:: Problem to solve ::
Set down, exactly as written, the lines from the top of the data to the line that holds "plt.rcParams['mathtext.fontset'] = 'stix'", and omit the pictures.

** Start **

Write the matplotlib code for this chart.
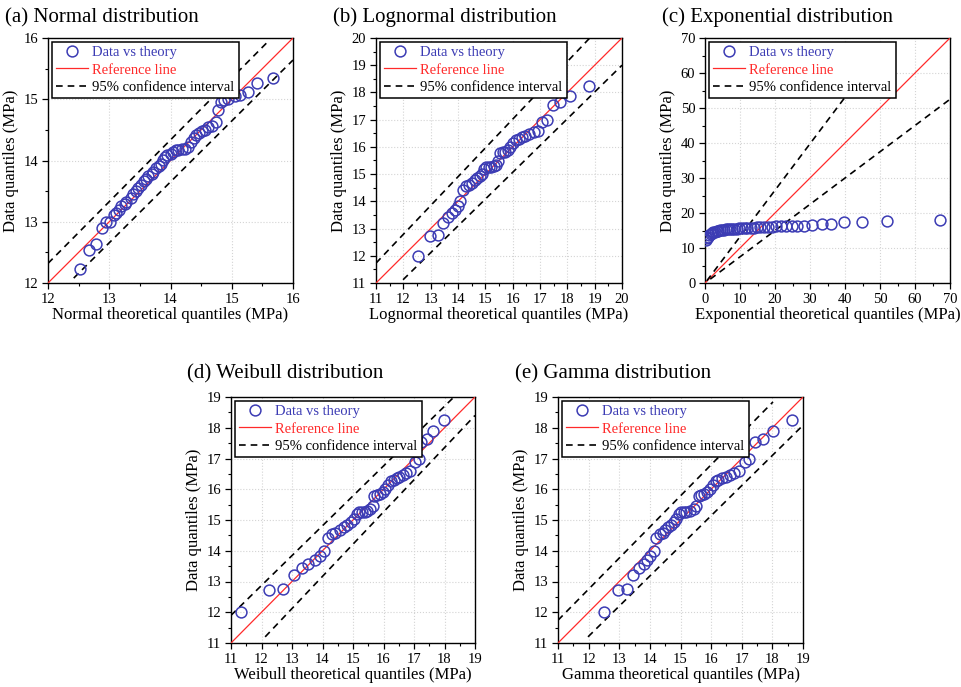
import numpy as np
import matplotlib
matplotlib.use("Agg")
import matplotlib.pyplot as plt
from matplotlib.ticker import MultipleLocator

plt.rcParams['font.family'] = ['Liberation Serif', 'DejaVu Serif']
plt.rcParams['mathtext.fontset'] = 'stix'

# ---- data ----
# (a) normal
norm_x = [12.52, 12.67, 12.78, 12.88, 12.95, 13.01, 13.07, 13.11, 13.16, 13.20,
          13.25, 13.28, 13.35, 13.39, 13.43, 13.47, 13.52, 13.56, 13.60, 13.64,
          13.69, 13.72, 13.77, 13.81, 13.84, 13.88, 13.91, 13.95, 14.00, 14.04,
          14.09, 14.13, 14.18, 14.24, 14.29, 14.34, 14.38, 14.41, 14.46, 14.52,
          14.56, 14.61, 14.68, 14.74, 14.77, 14.83, 14.88, 14.94, 15.06, 15.14,
          15.26, 15.41, 15.67]
norm_y = [12.23, 12.54, 12.64, 12.90, 12.99, 12.99, 13.11, 13.14, 13.19, 13.25,
          13.29, 13.33, 13.38, 13.46, 13.51, 13.55, 13.60, 13.66, 13.70, 13.74,
          13.78, 13.82, 13.87, 13.91, 13.95, 14.01, 14.05, 14.09, 14.11, 14.14,
          14.17, 14.17, 14.18, 14.18, 14.22, 14.31, 14.36, 14.41, 14.45, 14.48,
          14.50, 14.55, 14.56, 14.63, 14.82, 14.96, 14.99, 15.01, 15.06, 15.07,
          15.12, 15.27, 15.34]

# sample quantiles shared by (b), (d), (e)
data_y = [12.00, 12.71, 12.76, 13.20, 13.44, 13.58, 13.69, 13.84, 14.00, 14.40,
          14.56, 14.59, 14.67, 14.78, 14.84, 14.92, 15.02, 15.18, 15.25, 15.26,
          15.27, 15.30, 15.35, 15.47, 15.79, 15.80, 15.83, 15.90, 16.00, 16.15,
          16.26, 16.30, 16.35, 16.41, 16.46, 16.54, 16.60, 16.90, 17.00, 17.53,
          17.65, 17.88, 18.24]

logn_x = [12.52, 12.96, 13.26, 13.45, 13.63, 13.78, 13.90, 13.99, 14.09, 14.18,
          14.29, 14.41, 14.51, 14.61, 14.70, 14.79, 14.88, 14.96, 15.04, 15.12,
          15.21, 15.30, 15.40, 15.46, 15.55, 15.65, 15.73, 15.83, 15.91, 16.01,
          16.11, 16.22, 16.34, 16.46, 16.59, 16.77, 16.93, 17.07, 17.26, 17.46,
          17.74, 18.11, 18.78]

weib_x = [11.33, 12.23, 12.72, 13.05, 13.32, 13.54, 13.76, 13.93, 14.06, 14.17,
          14.31, 14.42, 14.56, 14.69, 14.80, 14.93, 15.04, 15.13, 15.20, 15.29,
          15.38, 15.45, 15.56, 15.65, 15.69, 15.80, 15.89, 15.98, 16.05, 16.16,
          16.24, 16.33, 16.44, 16.52, 16.63, 16.74, 16.87, 17.02, 17.15, 17.23,
          17.42, 17.62, 17.97]

gamma_x = [12.49, 12.96, 13.25, 13.45, 13.64, 13.80, 13.92, 14.02, 14.12, 14.21,
           14.32, 14.43, 14.51, 14.59, 14.68, 14.78, 14.86, 14.94, 15.03, 15.11,
           15.19, 15.32, 15.44, 15.52, 15.60, 15.68, 15.77, 15.86, 15.97, 16.06,
           16.15, 16.24, 16.36, 16.47, 16.60, 16.75, 16.91, 17.09, 17.24, 17.44,
           17.69, 18.02, 18.65]

# (c) exponential
expo_x = [0.15, 0.5, 0.8, 1.2, 1.6, 2.0, 2.4, 2.8, 3.3, 3.8,
          4.3, 4.8, 5.3, 5.9, 6.5, 7.1, 7.7, 8.4, 9.1, 9.8,
          10.5, 11.3, 12.1, 13.0, 13.9, 14.8, 15.8, 16.8, 17.9, 19.1,
          20.4, 21.7, 23.2, 24.8, 26.4, 28.4, 30.7, 33.3, 36.0, 39.8,
          44.8, 52.1, 67.0]
expo_y = [12.2, 12.8, 13.2, 13.6, 13.9, 14.2, 14.5, 14.7, 14.85, 15.0,
          15.1, 15.2, 15.25, 15.3, 15.35, 15.4, 15.45, 15.5, 15.55, 15.6,
          15.65, 15.7, 15.75, 15.8, 15.85, 15.9, 15.95, 16.0, 16.05, 16.1,
          16.15, 16.2, 16.25, 16.3, 16.35, 16.4, 16.5, 16.8, 16.9, 17.3,
          17.55, 17.75, 18.0]

# confidence bounds (end points) : ([x0, x1], [y0, y1])
ci = {
    'a': (([12.0, 15.58], [12.32, 15.93]), ([12.42, 16.0], [12.08, 15.64])),
    'b': (([11.0, 18.82], [11.73, 20.0]), ([11.99, 20.0], [11.12, 19.0])),
    'c': (([0.5, 52.0], [0.6, 69.0]), ([1.5, 70.0], [1.1, 52.5])),
    'd': (([11.0, 18.31], [11.9, 19.0]), ([12.12, 19.0], [11.2, 18.4])),
    'e': (([11.0, 18.02], [11.74, 18.84]), ([11.98, 19.0], [11.2, 18.08])),
}

titles = ['(a) Normal distribution', '(b) Lognormal distribution',
          '(c) Exponential distribution', '(d) Weibull distribution',
          '(e) Gamma distribution']
xlabels = ['Normal theoretical quantiles (MPa)', 'Lognormal theoretical quantiles (MPa)',
           'Exponential theoretical quantiles (MPa)', 'Weibull theoretical quantiles (MPa)',
           'Gamma theoretical quantiles (MPa)']
limits = [(12, 16), (11, 20), (0, 70), (11, 19), (11, 19)]
steps = [(1, 0.5), (1, 0.5), (10, 5), (1, 0.5), (1, 0.5)]

# axes boxes in pixels: left, top, right, bottom
W, H = 961, 687
boxes = [(48, 38, 293, 283), (376, 38, 622, 283), (705, 38, 950, 283),
         (231, 397, 475, 643), (558, 397, 803, 643)]
title_pos = [(5, 22), (333, 22), (662, 22), (187, 378), (515, 378)]

blue = '#3c3cb4'
red = '#ff2a2a'

fig = plt.figure(figsize=(W / 100, H / 100), dpi=100)

series = [(norm_x, norm_y), (logn_x, data_y), (expo_x, expo_y),
          (weib_x, data_y), (gamma_x, data_y)]

for i, key in enumerate(['a', 'b', 'c', 'd', 'e']):
    l, t, r, b = boxes[i]
    ax = fig.add_axes([l / W, 1 - b / H, (r - l) / W, (b - t) / H])
    lo, hi = limits[i]
    xs, ys = series[i]

    ax.grid(True, color='#d4d4d4', linestyle=':', linewidth=0.8)
    ax.set_axisbelow(True)

    ax.plot(xs, ys, 'o', mfc='none', mec=blue, mew=1.1, ms=7.8,
            label='Data vs theory', zorder=4)
    ax.plot([lo, hi], [lo, hi], color=red, lw=0.9, label='Reference line', zorder=3)
    up, dn = ci[key]
    ax.plot(up[0], up[1], color='black', ls=(0, (4, 3)), lw=1.2,
            label='95% confidence interval', zorder=3)
    ax.plot(dn[0], dn[1], color='black', ls=(0, (4, 3)), lw=1.2, zorder=3)

    ax.set_xlim(lo, hi)
    ax.set_ylim(lo, hi)
    major, minor = steps[i]
    for a in (ax.xaxis, ax.yaxis):
        a.set_major_locator(MultipleLocator(major))
        a.set_minor_locator(MultipleLocator(minor))
    ax.tick_params(which='major', direction='out', length=4, width=0.9,
                   labelsize=10.5, pad=3)
    ax.tick_params(which='minor', direction='out', length=2.5, width=0.8)
    for s in ax.spines.values():
        s.set_linewidth(1.0)

    ax.set_xlabel(xlabels[i], fontsize=12, labelpad=1)
    ax.set_ylabel('Data quantiles (MPa)', fontsize=12, labelpad=3)

    leg = ax.legend(loc='upper left', bbox_to_anchor=(0.0, 1.0), fontsize=10.5,
                    frameon=True, fancybox=False, edgecolor='black', framealpha=1,
                    borderpad=0.3, labelspacing=0.28, handlelength=2.2,
                    handletextpad=0.3, borderaxespad=0.25)
    leg.get_frame().set_linewidth(1.1)
    for txt, c in zip(leg.get_texts(), [blue, red, 'black']):
        txt.set_color(c)

    tx, ty = title_pos[i]
    fig.text(tx / W, 1 - ty / H, titles[i], fontsize=15, ha='left', va='baseline')

fig.savefig('out.png', dpi=100)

** End **

:: Correct response ::
Write the matplotlib code for this chart.
import numpy as np
import matplotlib
matplotlib.use("Agg")
import matplotlib.pyplot as plt
from matplotlib.ticker import MultipleLocator

plt.rcParams['font.family'] = ['Liberation Serif', 'DejaVu Serif']
plt.rcParams['mathtext.fontset'] = 'stix'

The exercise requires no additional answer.